Sometimes, for strategic reasons, a foreign litigant prefers to sue in the Courts of the United Kingdom. For example, Russian oligarchs have often done so, even when the connection between the U.K. and the dispute is tenuous. A recent ruling of the U.K. Supreme Court narrows the British courts’ jurisdiction. In AMT Futures Ltd. v. Marziller  UKSC 13, AMT chose the British courts for a claim against a lawyer, Marziller, who resides in Germany. AMT could sue Marziller in the U.K. only if the claim is for damage “sustained within [the U.K.]” (CPR PD 6B r.3.1(9)). This rule is based on the Brussels I Regulation (s 7(2)). Such jurisdiction is an exception to the general rule that a defendant is to be sued in the defendant’s domicile.
The facts are these. Marziller had sued AMT on behalf of AMT clients, in Germany. He did so despite the fact the client contracts contained a exclusive jurisdiction clause in favour of the U.K. courts. AMT challenged the jurisdiction of the German courts but lost, and paid over two million pounds to settle the case. AMT then sued Marziller, arguing that Marziller had deprived AMT of the benefit of the exclusive jurisdiction clause by inducing AMT’s clients to breach their contract. AMT argued that the harm occurred in the U.K. based on the fact AMT had paid the settlement out of an account in England and based on the exclusive jurisdiction clause in favour of the U.K.
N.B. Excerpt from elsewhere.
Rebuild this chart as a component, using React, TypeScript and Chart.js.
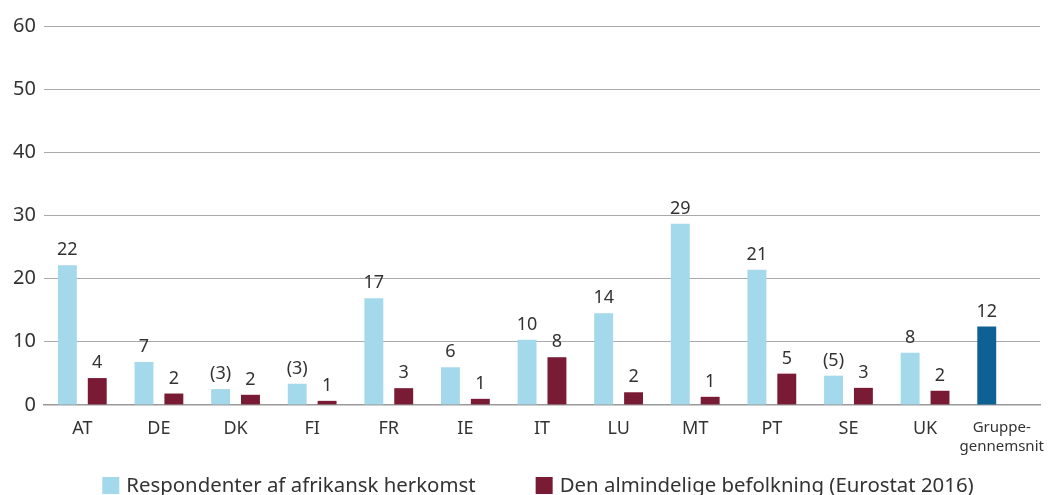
import React, { useEffect, useRef } from "react";
import { Chart, registerables } from "chart.js";

Chart.register(...registerables);

const categories: (string | string[])[] = ["AT", "DE", "DK", "FI", "FR", "IE", "IT", "LU", "MT", "PT", "SE", "UK", ["Gruppe-", "gennemsnit"]];
const africanValues = [22.1, 6.8, 2.5, 3.35, 16.9, 5.96, 10.3, 14.5, 28.7, 21.4, 4.63, 8.25, 12.4];
const africanLabels = ["22", "7", "(3)", "(3)", "17", "6", "10", "14", "29", "21", "(5)", "8", "12"];
const generalValues = [4.25, 1.8, 1.6, 0.64, 2.65, 0.96, 7.55, 2.0, 1.28, 4.95, 2.7, 2.24, null];
const generalLabels = ["4", "2", "2", "1", "3", "1", "8", "2", "1", "5", "3", "2", ""];
const seriesNames = ["Respondenter af afrikansk herkomst", "Den almindelige befolkning (Eurostat 2016)"];
const yTicks = [0, 10, 20, 30, 40, 50, 60];

const LIGHT_BLUE = "#a4d8eb";
const DARK_RED = "#7a1b35";
const DARK_BLUE = "#0d6193";
const TEXT = "#333";
const FONT = "'Noto Sans', 'Open Sans', sans-serif";
const legendColors = [LIGHT_BLUE, DARK_RED];

const valueLabelPlugin = {
  id: "valueLabels",
  afterDatasetsDraw(chart: any) {
    const ctx = chart.ctx;
    const labelSets = [africanLabels, generalLabels];
    ctx.save();
    ctx.font = `18px ${FONT}`;
    ctx.fillStyle = TEXT;
    ctx.textAlign = "center";
    ctx.textBaseline = "alphabetic";
    chart.data.datasets.forEach((ds: any, di: number) => {
      const meta = chart.getDatasetMeta(di);
      meta.data.forEach((bar: any, i: number) => {
        const txt = labelSets[di][i];
        if (!txt || ds.data[i] == null) return;
        ctx.fillText(txt, bar.x, bar.y - 10);
      });
    });
    ctx.restore();
  },
};

const bottomLegendPlugin = {
  id: "bottomLegend",
  afterDraw(chart: any) {
    const ctx = chart.ctx;
    const box = 17;
    const gapText = 7;
    const gapItems = 60;
    ctx.save();
    ctx.font = `20.4px ${FONT}`;
    const names = chart.data.datasets.map((d: any) => d.label as string);
    const widths = names.map((n: string) => ctx.measureText(n).width);
    const total = widths.reduce((a: number, w: number) => a + box + gapText + w, 0) + gapItems * (names.length - 1);
    const center = 538;
    let x = center - total / 2;
    const boxTop = 477;
    names.forEach((n: string, i: number) => {
      ctx.fillStyle = legendColors[i];
      ctx.fillRect(x, boxTop, box, box);
      ctx.fillStyle = TEXT;
      ctx.textAlign = "left";
      ctx.textBaseline = "alphabetic";
      ctx.fillText(n, x + box + gapText, boxTop + 14.5);
      x += box + gapText + widths[i] + gapItems;
    });
    ctx.restore();
  },
};

export default function App() {
  const canvasRef = useRef<HTMLCanvasElement | null>(null);

  useEffect(() => {
    if (!canvasRef.current) return;
    const blueColors = africanValues.map((_, i) => (i === africanValues.length - 1 ? DARK_BLUE : LIGHT_BLUE));
    const chart = new Chart(canvasRef.current, {
      type: "bar",
      data: {
        labels: categories,
        datasets: [
          {
            label: seriesNames[0],
            data: africanValues,
            backgroundColor: blueColors,
            categoryPercentage: 0.78,
            barPercentage: 0.633,
          },
          {
            label: seriesNames[1],
            data: generalValues,
            backgroundColor: DARK_RED,
            categoryPercentage: 0.78,
            barPercentage: 0.633,
          },
        ],
      },
      plugins: [valueLabelPlugin, bottomLegendPlugin],
      options: {
        responsive: false,
        animation: false,
        maintainAspectRatio: false,
        layout: { padding: { left: 8, right: 9, top: 26, bottom: 26 } },
        plugins: {
          tooltip: { enabled: false },
          legend: { display: false },
        },
        scales: {
          x: {
            grid: { display: false, drawTicks: false },
            border: { display: true, color: "#999", width: 1.5 },
            ticks: {
              color: TEXT,
              padding: 13,
              maxRotation: 0,
              autoSkip: false,
              font: (c: any) =>
                c.index === categories.length - 1
                  ? { family: FONT, size: 15, lineHeight: 1.27 }
                  : { family: FONT, size: 18 },
            },
            afterFit: (axis: any) => {
              axis.paddingRight = 0;
              axis.paddingLeft = 0;
            },
          },
          y: {
            min: 0,
            max: 60,
            afterBuildTicks: (axis: any) => {
              axis.ticks = yTicks.map((v) => ({ value: v }));
            },
            grid: { color: "#aaa", lineWidth: 1, drawTicks: false },
            border: { display: false },
            ticks: {
              color: TEXT,
              padding: 8,
              font: { family: FONT, size: 20 },
            },
            afterFit: (axis: any) => {
              axis.width = 36;
            },
          },
        },
      },
    });
    return () => chart.destroy();
  }, []);

  return (
    <div style={{ position: "absolute", left: 0, top: 0, width: 1049, height: 495, background: "#fff", overflow: "hidden" }}>
      <canvas ref={canvasRef} width={1049} height={495} style={{ width: 1049, height: 495 }} />
    </div>
  );
}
AMT succeeded at the trial level, but the Court of Appeal and U.K. Supreme Court ruled that the claim could not be brought in the U.K. The Supreme Court stated that promoting certainty is central to the Regulation. A defendant ought to be able to predict where he might be sued. Exceptions to the general rule that a defendant is to be sued in his domicile are to be restrictively interpreted. There must be a close connection between the court and the action, for the sake of the sound administration of justice. The rationale for the ‘damage sustained in the jurisdiction’ exception is that the courts of such jurisdiction are in a particularly good position to determine the evidence of actual damage. However, on the facts here, where the inducement to breach occurred in Germany, such rationale would not apply. Various rulings of the Court of Justice for the European Union have limited the scope of the ‘damage sustained in the jurisdiction’ exception to initial and direct damage to the immediate victim.
This wariness about damage sustained as a basis for jurisdiction is found also in Canada. The Supreme Court of Canada expressly rejected ‘damage sustained’ as a presumptive connecting factor for tort cases in Club Resorts v Van Breda  S.C.J. no. 17. Its reason: that an injury may occur in one jurisdiction and the injured person suffer the pain and inconvenience in a second, or a third. “damage sustained”, as a presumptive connecting factor, would risk “sweeping into that jurisdiction claims that have only a limited relationship with the forum” (para 89). Similarly, the Court Jurisdiction and Proceedings Transfer Act, in force in B.C., Saskatchewan and Nova Scotia, which deems several types of claims to have a real and substantial connection (e.g. claims relating to a tort occurring in the province, or claims relating to a contract to be performed in the province) does not include damage sustained in that list.